• **THE PROBLEM**
Retype the run of lines that opens with the line containing "Give me the TikZ source for this diagram." and closes with the line containing "(0,0) rectangle (1568,1275);", exactly and inclusively, but skip the pictures.

Items from a data source:

:::::

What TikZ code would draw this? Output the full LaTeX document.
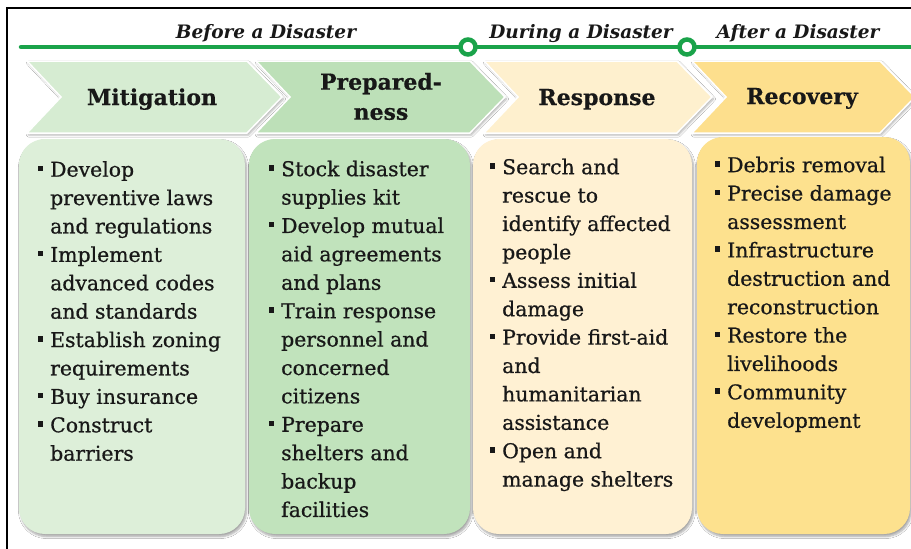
\documentclass[tikz,border=0pt]{standalone}
\usepackage{fontspec}
\setmainfont{DejaVu Serif}
\usetikzlibrary{shadows.blur}

\definecolor{ink}{HTML}{181818}
\definecolor{timeline}{HTML}{1AA34A}
\definecolor{mitChev}{HTML}{D6ECD2}
\definecolor{mitBox}{HTML}{DDEFD9}
\definecolor{prepChev}{HTML}{BDE0B8}
\definecolor{prepBox}{HTML}{C1E3BC}
\definecolor{respChev}{HTML}{FEF0CE}
\definecolor{respBox}{HTML}{FFF1D3}
\definecolor{recChev}{HTML}{FDDF8D}
\definecolor{recBox}{HTML}{FDE18E}

% square bullet hanging to the left of an item
\newcommand{\sqbul}{\llap{\raisebox{5.5pt}{\rule{5.5pt}{5.5pt}}\hspace{7pt}}}

% chevron banner: #1 left x, #2 top-right corner x, #3 fill colour
\newcommand{\chevron}[3]{%
  \path[chevshape, fill=#3] (#1,61) -- (#2,61) -- ({#2+35},97) -- (#2,133)
    -- (#1,133) -- ({#1+34},97) -- cycle;}

\tikzset{
  phase/.style={font=\bfseries\itshape\fontsize{18.5}{22}\selectfont,
    anchor=base, inner sep=0pt, text=ink},
  chevlabel/.style={font=\bfseries\fontsize{22}{30}\selectfont\addfontfeature{FakeBold=0.4},
    anchor=base, inner sep=0pt, align=center, text=ink},
  itemlist/.style={font=\fontsize{20.4}{28.4}\selectfont\addfontfeature{FakeBold=0.7},
    anchor=north west, inner sep=0pt, align=left, text=ink},
  card/.style={rounded corners=26pt,
    blur shadow={shadow xshift=1.5pt, shadow yshift=-2.5pt,
      shadow blur steps=6, shadow opacity=35}},
  chevshape/.style={draw=white, line width=1.5pt,
    blur shadow={shadow xshift=1.5pt, shadow yshift=-2pt,
      shadow blur steps=4, shadow opacity=30}},
  milestone/.style={circle, draw=timeline, line width=4.5pt, fill=white,
    minimum size=15pt, inner sep=0pt},
}

\begin{document}
\begin{tikzpicture}[x=1pt, y=-1pt]
  \useasboundingbox (0,0) rectangle (911,549);
  \fill[white] (0,0) rectangle (911,549);

  % frame
  \draw[line width=1.6pt, black] (911,8) -- (7,8) -- (7,549);

  % phase titles
  \node[phase] (before) at (266,38) {Before a Disaster};
  \node[phase] (during) at (581,38) {During a Disaster};
  \node[phase] (after)  at (798,38) {After a Disaster};

  % timeline with milestones
  \coordinate (tlstart) at (21,47);
  \coordinate (tlend) at (911,47);
  \draw[timeline, line width=4.5pt, line cap=round] (tlstart) -- (tlend);
  \node[milestone] (m1) at (468,47) {};
  \node[milestone] (m2) at (687,47) {};

  % chevron banners
  \chevron{692}{880}{recChev}
  \chevron{484}{677}{respChev}
  \chevron{256}{470}{prepChev}
  \chevron{27}{247}{mitChev}

  \node[chevlabel] (mitT)  at (152,105) {Mitigation};
  \node[chevlabel] (prepT) at (381,96.5) [anchor=center] {Prepared-\\ness};
  \node[chevlabel] (respT) at (597,105) {Response};
  \node[chevlabel] (recT)  at (802,104) {Recovery};

  % cards
  \fill[card, mitBox]  (19,139) rectangle (245,534);
  \fill[card, prepBox] (249,139) rectangle (470,534);
  \fill[card, respBox] (473,139) rectangle (692,534);
  \fill[card, recBox]  (697,137) rectangle (910,534);

  % card items
  \node[itemlist] (mitL) at (50,156.6) {%
    \sqbul\strut Develop\\
    preventive laws\\
    and regulations\\
    \sqbul Implement\\
    advanced codes\\
    and standards\\
    \sqbul Establish zoning\\
    requirements\\
    \sqbul Buy insurance\\
    \sqbul Construct\\
    barriers};

  \node[itemlist] (prepL) at (281,156.1) {%
    \sqbul\strut Stock disaster\\
    supplies kit\\
    \sqbul Develop mutual\\
    aid agreements\\
    and plans\\
    \sqbul Train response\\
    personnel and\\
    concerned\\
    citizens\\
    \sqbul Prepare\\
    shelters and\\
    backup\\
    facilities};

  \node[itemlist] (respL) at (502,154.1) {%
    \sqbul\strut Search and\\
    rescue to\\
    identify affected\\
    people\\
    \sqbul Assess initial\\
    damage\\
    \sqbul Provide first-aid\\
    and\\
    humanitarian\\
    assistance\\
    \sqbul Open and\\
    manage shelters};

  \node[itemlist] (recL) at (727,152.1) {%
    \sqbul\strut Debris removal\\
    \sqbul Precise damage\\
    assessment\\
    \sqbul Infrastructure\\
    destruction and\\
    reconstruction\\
    \sqbul Restore the\\
    livelihoods\\
    \sqbul Community\\
    development};
\end{tikzpicture}
\end{document}
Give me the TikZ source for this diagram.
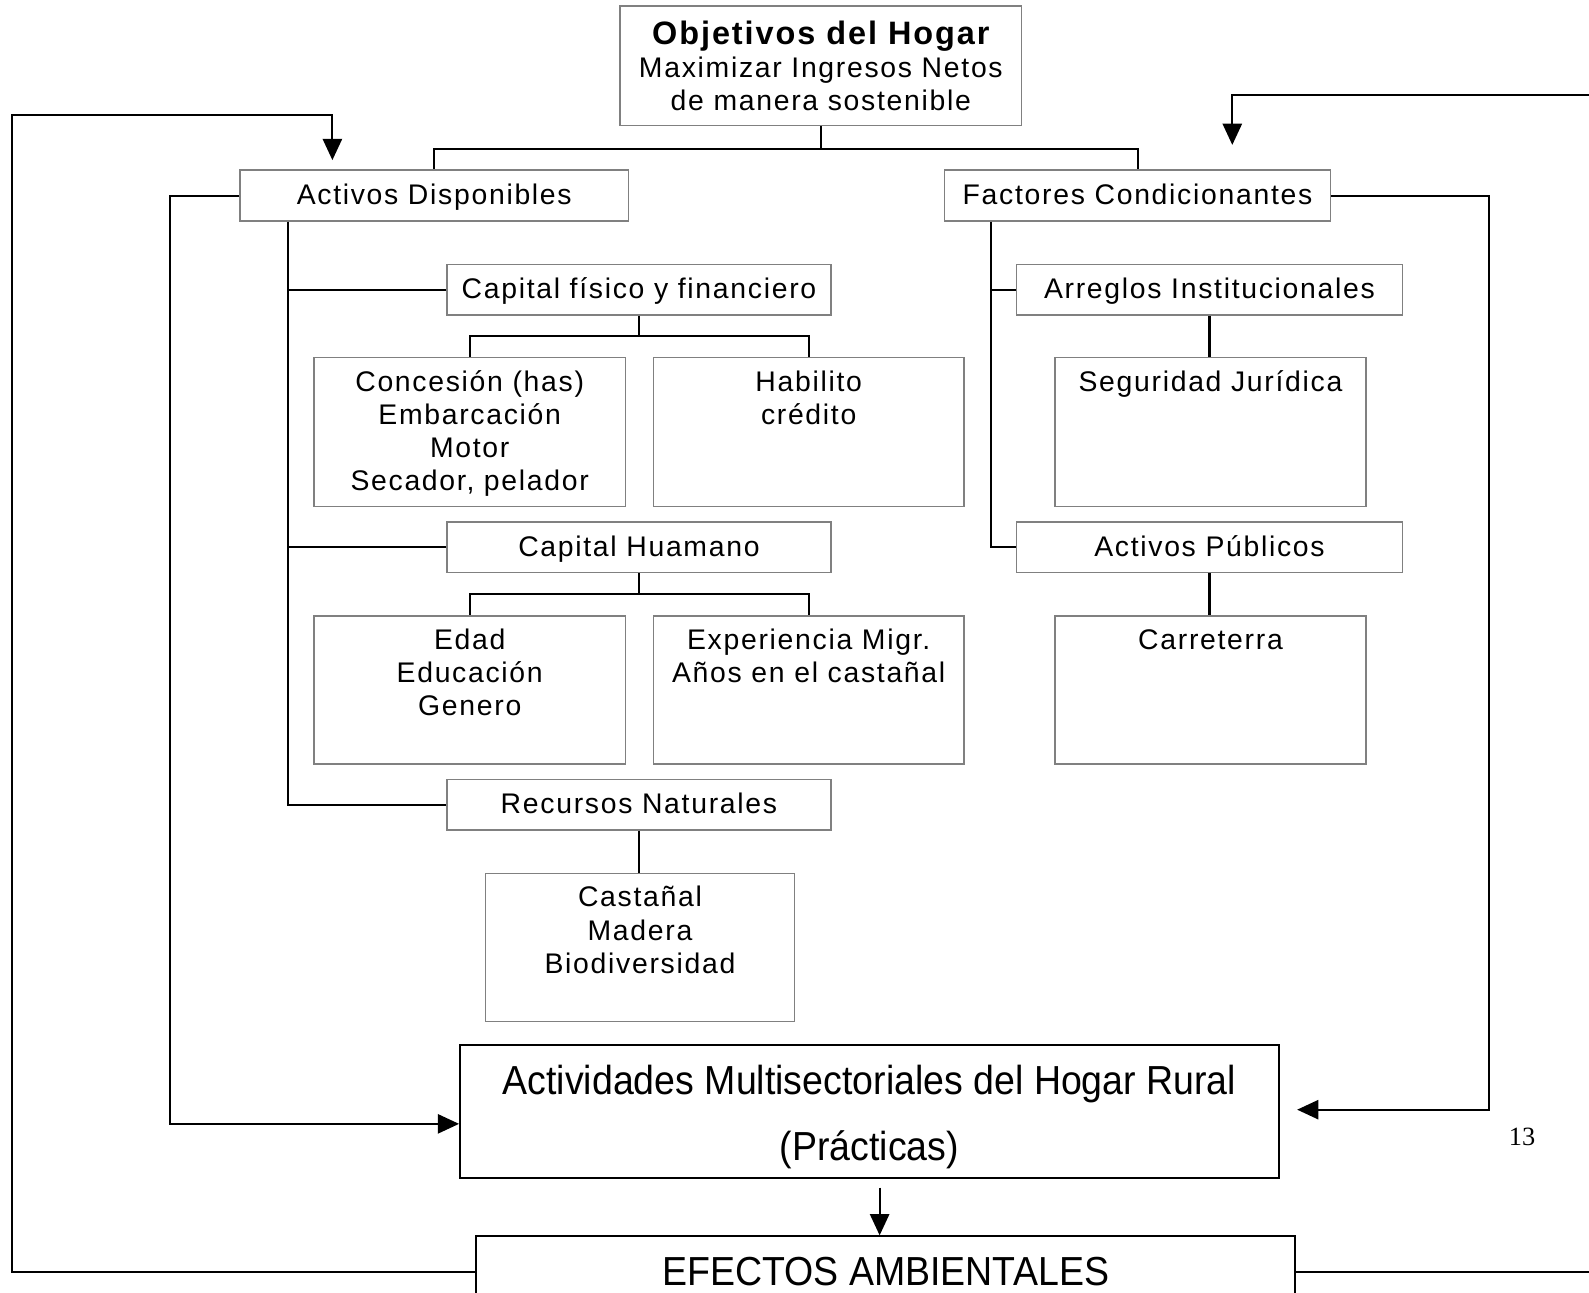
\documentclass[tikz,border=0pt]{standalone}
\usepackage{fontspec}
\setmainfont{Liberation Sans}
\newfontfamily\boxfont{Liberation Sans}[LetterSpace=6]
\newfontfamily\bigfont{Liberation Sans}[FakeStretch=0.925]
\newfontfamily\pagefont{Liberation Serif}
\usetikzlibrary{arrows.meta}
\tikzset{
	caja/.style={draw=gray, line width=1.5pt, inner sep=0pt, minimum height=50pt,
			font=\boxfont\fontsize{28}{32.7}\selectfont},
	cajauna/.style={caja, text height=22pt, text depth=4pt},
	cajabaja/.style={draw=black, line width=2pt, inner sep=0pt,
			font=\bigfont\fontsize{40}{65}\selectfont},
	flecha/.style={-{Triangle[length=21pt,width=19pt]}}
}
\newcommand{\cajaalta}[3]{\parbox[c][#2][t]{#1}{\centering\vspace*{10pt}\strut #3}}

\begin{document}
\begin{tikzpicture}[x=1pt, y=-1pt, line width=2pt]
			\useasboundingbox (0,0) rectangle (1568,1275);

			% Draw the objective box
			\node[caja, align=center, minimum width=396pt, minimum height=118pt] (obj) at (810,65)
				{{\bfseries\fontsize{32}{33}\selectfont Objetivos del Hogar}\\Maximizar Ingresos Netos\\de manera sostenible};

			% Draw the two main branches
			\node[cajauna, minimum width=383pt] (actd) at (428.5,193) {Activos Disponibles};
			\node[cajauna, minimum width=381pt] (fact) at (1122.5,193) {Factores Condicionantes};

			% Draw the assets
			\node[cajauna, minimum width=379pt] (capf) at (630.5,286) {Capital físico y financiero};
			\node[caja] (conc) at (463.5,426.5) {\cajaalta{307pt}{147pt}{Concesión (has)\\Embarcación\\Motor\\Secador, pelador}};
			\node[caja] (habi) at (798,426.5) {\cajaalta{306pt}{147pt}{Habilito\\crédito}};
			\node[cajauna, minimum width=379pt] (caph) at (630.5,540) {Capital Huamano};
			\node[caja] (edad) at (463.5,681) {\cajaalta{307pt}{146pt}{Edad\\Educación\\Genero}};
			\node[caja] (expe) at (798,681) {\cajaalta{306pt}{146pt}{Experiencia Migr.\\Años en el castañal}};
			\node[cajauna, minimum width=379pt] (recn) at (630.5,794) {Recursos Naturales};
			\node[caja] (cast) at (631.5,935) {\cajaalta{305pt}{146pt}{Castañal\\Madera\\Biodiversidad}};

			% Draw the conditioning factors
			\node[cajauna, minimum width=381pt] (arre) at (1193.5,286) {Arreglos Institucionales};
			\node[caja] (segu) at (1194.5,426.5) {\cajaalta{307pt}{147pt}{Seguridad Jurídica}};
			\node[cajauna, minimum width=381pt] (actp) at (1193.5,540) {Activos Públicos};
			\node[caja] (carr) at (1194.5,681) {\cajaalta{307pt}{146pt}{Carreterra}};

			% Draw the bottom boxes
			\node[cajabaja, align=center, minimum width=808pt, minimum height=131pt] (acti) at (858,1096.5)
				{\rule{0pt}{40pt}Actividades Multisectoriales del Hogar Rural\\(Prácticas)};
			\node[cajabaja, minimum width=808pt, minimum height=70pt] (efec) at (874,1255) {EFECTOS AMBIENTALES};

			% Draw the page number
			\node[font=\pagefont\fontsize{26}{30}\selectfont] (pag) at (1502,1122) {13};

			% Draw the connectors of the objective
			\draw (obj.south) -- ++(0,22) -| (actd.north);
			\draw (obj.south) -- ++(0,22) -| (fact.north);

			% Draw the left trunk
			\coordinate (tl) at (284,794);
			\draw (actd.south -| tl) -- (tl) -- (recn.west);
			\draw (capf.west) -- (capf.west -| tl);
			\draw (caph.west) -- (caph.west -| tl);
			\draw (capf.south) -- ++(0,20) -| (conc.north);
			\draw (capf.south) -- ++(0,20) -| (habi.north);
			\draw (caph.south) -- ++(0,20) -| (edad.north);
			\draw (caph.south) -- ++(0,20) -| (expe.north);
			\draw (recn.south) -- (recn.south |- cast.north);

			% Draw the right trunk
			\coordinate (tr) at (978,540);
			\draw (fact.south -| tr) -- (tr) -- (actp.west);
			\draw (arre.west) -- (arre.west -| tr);
			\draw (arre.south) -- (arre.south |- segu.north);
			\draw (actp.south) -- (actp.south |- carr.north);

			% Draw the feedback arrows
			\coordinate (vueltaI) at (12,113);
			\coordinate (puntaI) at (328,158);
			\draw[flecha] (efec.west) -| (vueltaI) -| (puntaI);
			\coordinate (vueltaD) at (1580,94);
			\coordinate (puntaD) at (1216,143);
			\draw[flecha] (efec.east) -| (vueltaD) -| (puntaD);

			% Draw the arrows into the activities
			\coordinate (ladoI) at (168,1109);
			\draw[flecha] (actd.west) -| (ladoI) -- (ladoI -| acti.west);
			\coordinate (ladoD) at (1469,1095);
			\coordinate (puntaA) at (1280,1095);
			\draw[flecha] (fact.east) -| (ladoD) -- (puntaA);
			\draw[flecha] ([xshift=10pt,yshift=-9pt]acti.south) -- ([xshift=-6pt]efec.north);

		\end{tikzpicture}
\end{document}
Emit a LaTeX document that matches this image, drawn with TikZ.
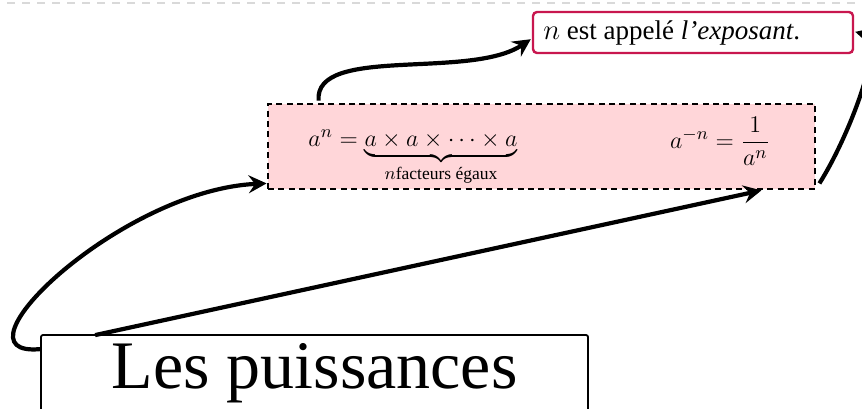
\documentclass[tikz,border=0pt]{standalone}
\usepackage{amsmath}
\usepackage{fontspec}
\setmainfont{Liberation Serif}
\usetikzlibrary{arrows.meta,calc}
\definecolor{crim}{HTML}{C8174F}
\definecolor{pinkf}{HTML}{FFD6D9}
\begin{document}
\begin{tikzpicture}[x=0.5pt,y=-0.5pt,
  conn/.style={line width=2.1pt,-{Stealth[length=9pt,width=9pt,inset=3.2pt]}},
  expobox/.style={draw=crim,line width=1.2pt,rounded corners=2pt,fill=white,minimum width=160pt,minimum height=20.5pt,inner sep=0pt},
  formbox/.style={draw,line width=1.4pt,dash pattern=on 3pt off 2.2pt,fill=pinkf,minimum width=273.5pt,minimum height=42.5pt,inner sep=0pt},
  titlebox/.style={draw,line width=0.9pt,rounded corners=1pt,fill=white,minimum width=273.5pt,minimum height=38pt,inner sep=0pt},
  txt/.style={font=\fontsize{13.5}{16}\selectfont,inner sep=0pt},
  mth/.style={font=\fontsize{12.5}{15}\selectfont,inner sep=0pt}]
\useasboundingbox (0,0) rectangle (862,408);
\clip (0,0) rectangle (862,408);
\draw[gray!30,line width=0.75pt,dash pattern=on 4pt off 3.5pt] (7,3) -- (862,3);
\node[expobox] (expo) at (693,32.5) {};
\node[txt,anchor=west] (expotxt) at (543,33) {$n$ est appelé \textit{l'exposant}.};
\node[formbox] (form) at (541.5,146.5) {};
\node[mth] (f1) at (413,158) {$a^n=\underbrace{a\times a\times\cdots\times a}_{\text{$n$facteurs égaux}}$};
\node[mth] (f2) at (720,141) {$a^{-n}=\dfrac{1}{a^n}$};
\node[titlebox,font=\fontsize{34}{40}\selectfont] (title) at (314.5,373) {Les puissances};
\draw[conn] ($(title.north west)+(0,15)$) .. controls (-55,358) and (120,190) .. ($(form.south west)+(0,-7)$);
\draw[conn] ($(title.north west)+(55,1)$) -- ($(form.south east)+(-55,0)$);
\draw[conn] ($(form.north west)+(52,-2)$) .. controls (314,45) and (470,80) .. ($(expo.south west)+(-1,-15)$);
\draw[conn] ($(form.south east)+(3,-7)$) .. controls (850,135) and (885,40) .. ($(expo.north east)+(1,21)$);
\end{tikzpicture}
\end{document}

:::::

• **SOLUTION TO THIS TASK**
Give me the TikZ source for this diagram.
\documentclass[tikz,border=0pt]{standalone}
\usepackage{fontspec}
\setmainfont{Liberation Sans}
\newfontfamily\boxfont{Liberation Sans}[LetterSpace=6]
\newfontfamily\bigfont{Liberation Sans}[FakeStretch=0.925]
\newfontfamily\pagefont{Liberation Serif}
\usetikzlibrary{arrows.meta}
\tikzset{
	caja/.style={draw=gray, line width=1.5pt, inner sep=0pt, minimum height=50pt,
			font=\boxfont\fontsize{28}{32.7}\selectfont},
	cajauna/.style={caja, text height=22pt, text depth=4pt},
	cajabaja/.style={draw=black, line width=2pt, inner sep=0pt,
			font=\bigfont\fontsize{40}{65}\selectfont},
	flecha/.style={-{Triangle[length=21pt,width=19pt]}}
}
\newcommand{\cajaalta}[3]{\parbox[c][#2][t]{#1}{\centering\vspace*{10pt}\strut #3}}

\begin{document}
\begin{tikzpicture}[x=1pt, y=-1pt, line width=2pt]
			\useasboundingbox (0,0) rectangle (1568,1275);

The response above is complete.